We believe that successful biologists of the future need broad training to tackle the scientific challenges facing humanity and we have strong links across the University with:
- palaeontologists and climate scientists in the School of Earth Sciences;
- molecular biologists in the School of Biochemistry;
- those studying human behaviour in the School of Psychological Science.
We equip you to apply rigorous, logical, interdisciplinary thinking to biological questions, starting with the fundamentals and progressing to the edge of knowledge.
You will be taught in lectures, practical classes, tutorials and other smaller group sessions, as well as in the field; directed independent study is essential, too.
Your final year gives you considerable choice in which aspects of biology you wish to pursue and the opportunity to undertake your own research.
View the School of Biological Sciences on film.
What kind of student would this course suit?
Our biological sciences courses are ideally suited to you if you want a flexible course structure allowing you to choose a broad biological education or to focus on particular areas of interest.
Our courses will be a good choice if you are keen to experience cutting-edge research in the field and the lab and are a motivated, independent learner with a desire to gain analytical and problem-solving skills.
You will learn to think rationally and creatively and we will teach you to communicate effectively, both orally and in writing, for technical and lay audiences.
How is this course taught and assessed?
We provide an excellent training framework that includes lectures, practicals, fieldwork and small-group tutorials, all delivered by active researchers.
First-year units are assessed by a combination of practical work, essays, short-answer tests and a written examination.

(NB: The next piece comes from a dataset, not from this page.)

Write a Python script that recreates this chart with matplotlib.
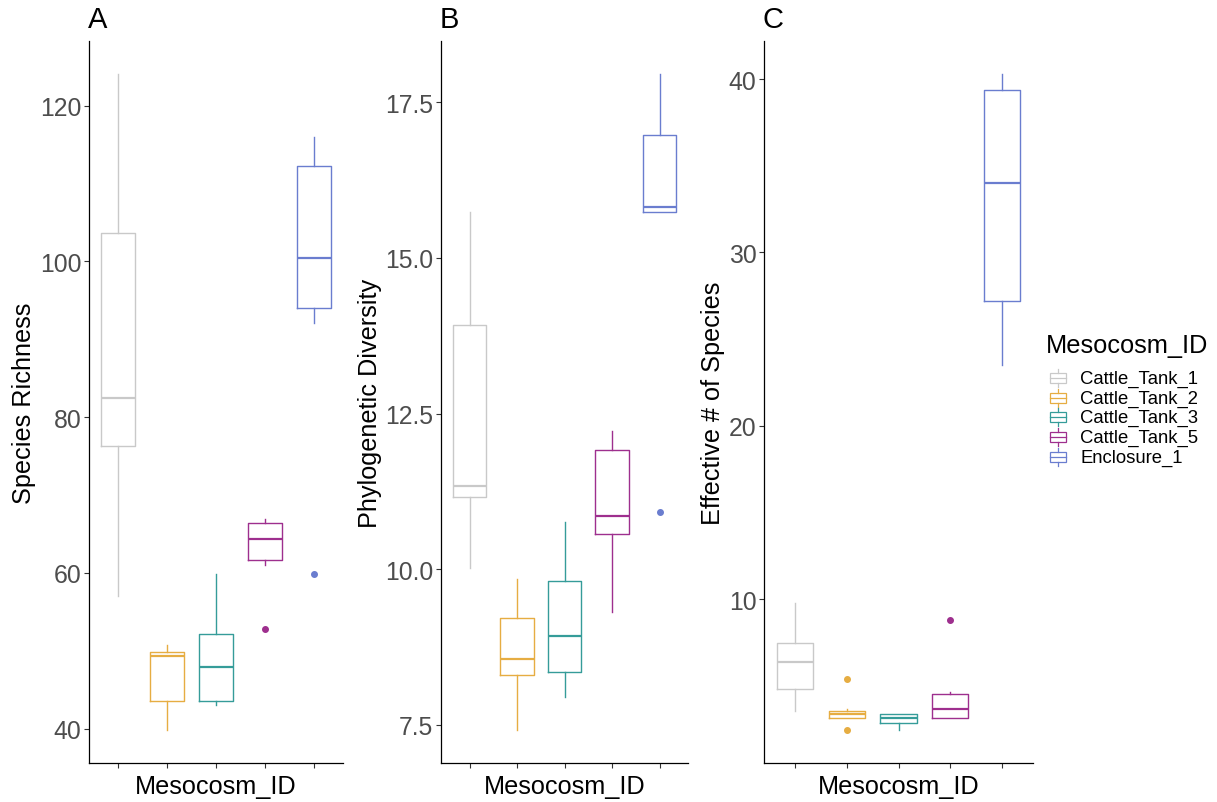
import matplotlib
matplotlib.use("Agg")
import matplotlib.pyplot as plt
from matplotlib.patches import Rectangle
from matplotlib.lines import Line2D

plt.rcParams["font.family"] = ["Liberation Sans", "DejaVu Sans"]

groups = ["Cattle_Tank_1", "Cattle_Tank_2", "Cattle_Tank_3", "Cattle_Tank_5", "Enclosure_1"]
colors = ["#C9C9C9", "#E6AD42", "#359C99", "#9E2F8E", "#6A7DCF"]

# box stats: lower whisker, q1, median, q3, upper whisker
rich_lo = [57.0, 39.8, 43.0, 61.0, 92.1]
rich_q1 = [76.3, 43.6, 43.6, 61.6, 94.0]
rich_med = [82.5, 49.3, 47.9, 64.4, 100.5]
rich_q3 = [103.6, 49.8, 52.2, 66.4, 112.3]
rich_hi = [124.1, 50.8, 59.8, 66.9, 116.0]
rich_out = [[], [], [], [52.8], [59.8]]

pd_lo = [10.02, 7.41, 7.94, 9.31, 15.74]
pd_q1 = [11.15, 8.30, 8.34, 10.56, 15.74]
pd_med = [11.33, 8.55, 8.93, 10.86, 15.82]
pd_q3 = [13.92, 9.22, 9.81, 11.91, 16.97]
pd_hi = [15.74, 9.84, 10.75, 12.22, 17.96]
pd_out = [[], [], [], [], [10.92]]

eff_lo = [3.57, 3.17, 2.45, 3.15, 23.5]
eff_q1 = [4.84, 3.17, 2.85, 3.15, 27.19]
eff_med = [6.39, 3.36, 3.17, 3.70, 34.02]
eff_q3 = [7.45, 3.57, 3.36, 4.55, 39.34]
eff_hi = [9.76, 3.70, 3.41, 4.63, 40.3]
eff_out = [[], [5.43, 2.45], [], [8.78], []]

panels = [
    ("A", "Species Richness", rich_lo, rich_q1, rich_med, rich_q3, rich_hi, rich_out, [40, 60, 80, 100, 120], "%d"),
    ("B", "Phylogenetic Diversity", pd_lo, pd_q1, pd_med, pd_q3, pd_hi, pd_out, [7.5, 10.0, 12.5, 15.0, 17.5], "%.1f"),
    ("C", "Effective # of Species", eff_lo, eff_q1, eff_med, eff_q3, eff_hi, eff_out, [10, 20, 30, 40], "%d"),
]

W, H = 1217, 803
# axes boxes in pixels: left, bottom, width, height
rects = [(89, 39, 254, 722), (441, 39, 247, 722), (764, 39, 269, 722)]

fig = plt.figure(figsize=(W / 100, H / 100), dpi=100)

for rect, (letter, ylab, lo, q1, med, q3, hi, out, yt, fmt) in zip(rects, panels):
    ax = fig.add_axes([rect[0] / W, rect[1] / H, rect[2] / W, rect[3] / H])
    for i in range(len(groups)):
        st = [{"whislo": lo[i], "q1": q1[i], "med": med[i], "q3": q3[i],
               "whishi": hi[i], "fliers": out[i]}]
        ax.bxp(st, positions=[i + 1], widths=0.7, showcaps=False,
               boxprops=dict(color=colors[i], lw=1.0),
               whiskerprops=dict(color=colors[i], lw=1.0),
               medianprops=dict(color=colors[i], lw=1.6),
               flierprops=dict(marker="o", markersize=4, markerfacecolor=colors[i],
                               markeredgecolor=colors[i]))
    vals = lo + hi + [v for o in out for v in o]
    lo_v, hi_v = min(vals), max(vals)
    pad = 0.05 * (hi_v - lo_v)
    ax.set_ylim(lo_v - pad, hi_v + pad)
    ax.set_xlim(0.4, len(groups) + 0.6)
    ax.set_yticks(yt)
    ax.set_yticklabels([fmt % v for v in yt])
    ax.set_xticks(range(1, len(groups) + 1))
    ax.set_xticklabels([])
    ax.spines["top"].set_visible(False)
    ax.spines["right"].set_visible(False)
    for s in ("left", "bottom"):
        ax.spines[s].set_linewidth(0.9)
        ax.spines[s].set_color("black")
    ax.tick_params(axis="both", length=3.5, width=0.8, color="#333333",
                   labelsize=17.8, labelcolor="#4D4D4D", pad=2)
    ax.set_ylabel(ylab, fontsize=18.2, labelpad=2.5)
    ax.set_xlabel("Mesocosm_ID", fontsize=18.2, labelpad=2.5)
    ax.set_title(letter, loc="left", fontsize=21, pad=10, x=-0.005)

# legend drawn by hand so the row spacing matches
fig.text(1046 / W, 1 - 353 / H, "Mesocosm_ID", fontsize=18.3, va="baseline", ha="left")
row_y = [379, 399, 418, 438, 458]
for name, c, y in zip(groups, colors, row_y):
    x0, x1, xc = 1050, 1066, 1058
    fig.add_artist(Rectangle((x0 / W, 1 - (y + 5) / H), (x1 - x0) / W, 10 / H,
                             fill=False, ec=c, lw=0.9, transform=fig.transFigure))
    fig.add_artist(Line2D([x0 / W, x1 / W], [1 - y / H] * 2, color=c, lw=0.9,
                          transform=fig.transFigure))
    fig.add_artist(Line2D([xc / W] * 2, [1 - (y - 5) / H, 1 - (y - 9) / H], color=c, lw=0.9,
                          transform=fig.transFigure))
    fig.add_artist(Line2D([xc / W] * 2, [1 - (y + 5) / H, 1 - (y + 9) / H], color=c, lw=0.9,
                          transform=fig.transFigure))
    fig.text(1080 / W, 1 - y / H, name, fontsize=13.3, va="center", ha="left")

fig.savefig("out.png", dpi=100)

In year two, most units are assessed by a combination of coursework (write-ups of practical or project work, open-book tests, short-answer tests, critical and tutorial essays and oral presentations) and a written examination. You will also attend a week-long field or laboratory course of your choosing.
Further assessment includes written project reports. The third-year lecture units are assessed by unseen written examinations.
What are my career prospects?
Recent graduates have progressed to higher degrees (MSc or PhD) or directly to employment in biological research, government agencies, conservation and wildlife management, the biotech industry, agro-industry, pharmaceuticals, zoos, museums, environmental consultancy, teaching and higher education.
A significant number go into science media in television and journalism.
Our degrees give you broad employment options beyond biology; you will be highly valued by employers outside of science as a numerate graduate with good analytical, problem-solving and communication skills.